Meaning: Thoughtful Recollection, Modesty, Pleasant thoughts, Reflections
Also known as Johnny Jump-ups these little pansies remind me of my great grandmother. My garden must have pansies and especially in the blue and yellow colour variety.
Folklore: Pansies have been called “Fairy Faced” flowers. Can you see a tiny face within its petals? Throughout history pansies have been linked with love. Puck, the fairy spirit from A Midsummer Night’s Dream used their juice to make “man or woman madly dote upon the next live creature that it sees.”
Meaning: Healing, Happy Marriage, Anger, Indignation, Bashful, Coy
I haven’t had a lot of luck growing peonies but my grandma has plenty! They grow in massive bunches with large fragrant blooms. We hope it doesn’t rain since the added weight can topple them over. They are gorgeous flowers!

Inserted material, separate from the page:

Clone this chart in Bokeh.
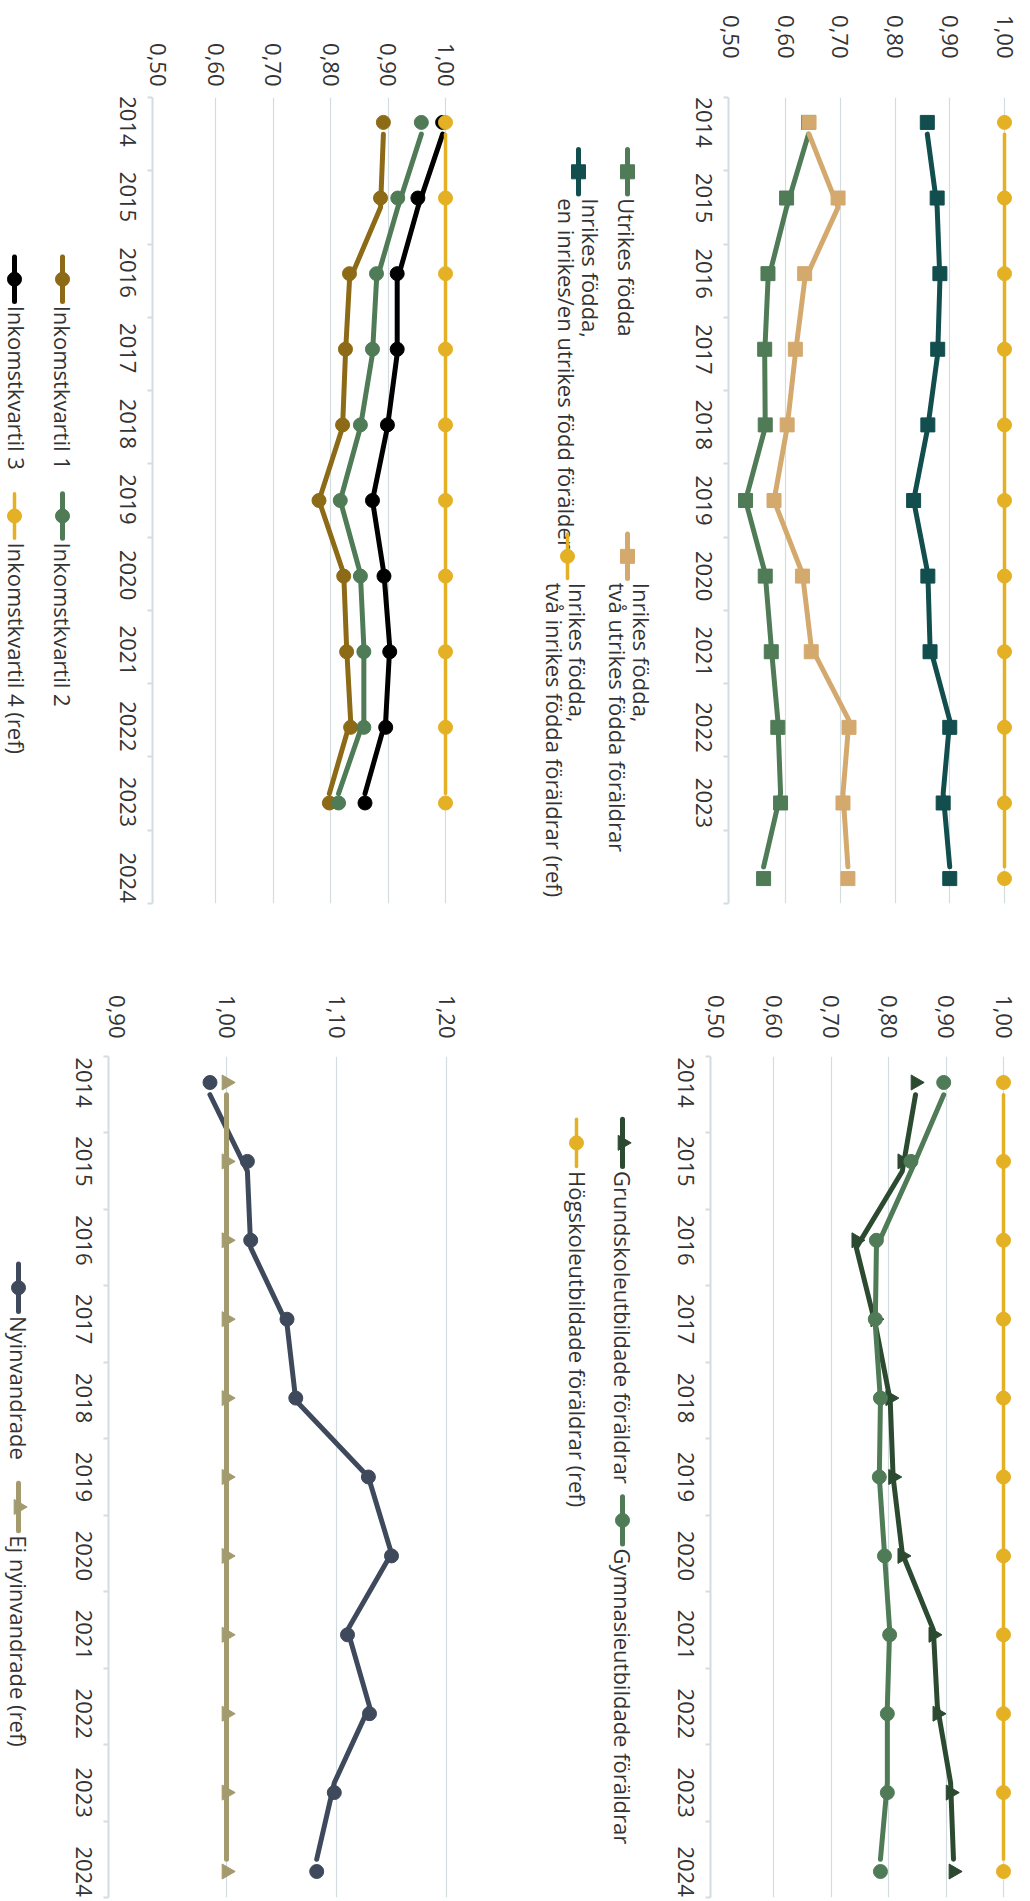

Folklore: The Greeks considered peonies to have the power to keep evil spirits at bay. In other parts of Europe seeds were collected and strung onto white thread to wear around the neck. This was believed to help ward off evil.
Meaning: Pleasant memory
The periwinkle grows like a vine and spreads over the ground. I only had a few little bluish/purple flowers appear and it took a few years to get established. It’s a cute dainty little flower!
Folklore: Periwinkle are very popular ornamental plants in gardens, grown for dense evergreen ground cover and their delicate violet flowers. Periwinkle is also the name of Tinker Bell’s sister.
Meaning: Friendship and well being
A garden isn’t complete without petunias! I love getting them in hanging baskets with red and white colours for Canada day. With as many colours as the rainbow, a bed of these blossoms will spread out and fill in your garden with brilliant colour. Don’t forget to pull off the dead heads throughout the summer so you’ll get constant blooms!
Meaning: Boldness, Fragrance, Domestic love
These bright pink flowers caught my eye at the greenhouse one day. The tag called them Firewitch Pinks and I thought they were quite magical. They grew into a round clump with bluish foliage and blossomed with 30-40 bright pink flowers. They come back every year and always add a unique splash of colour.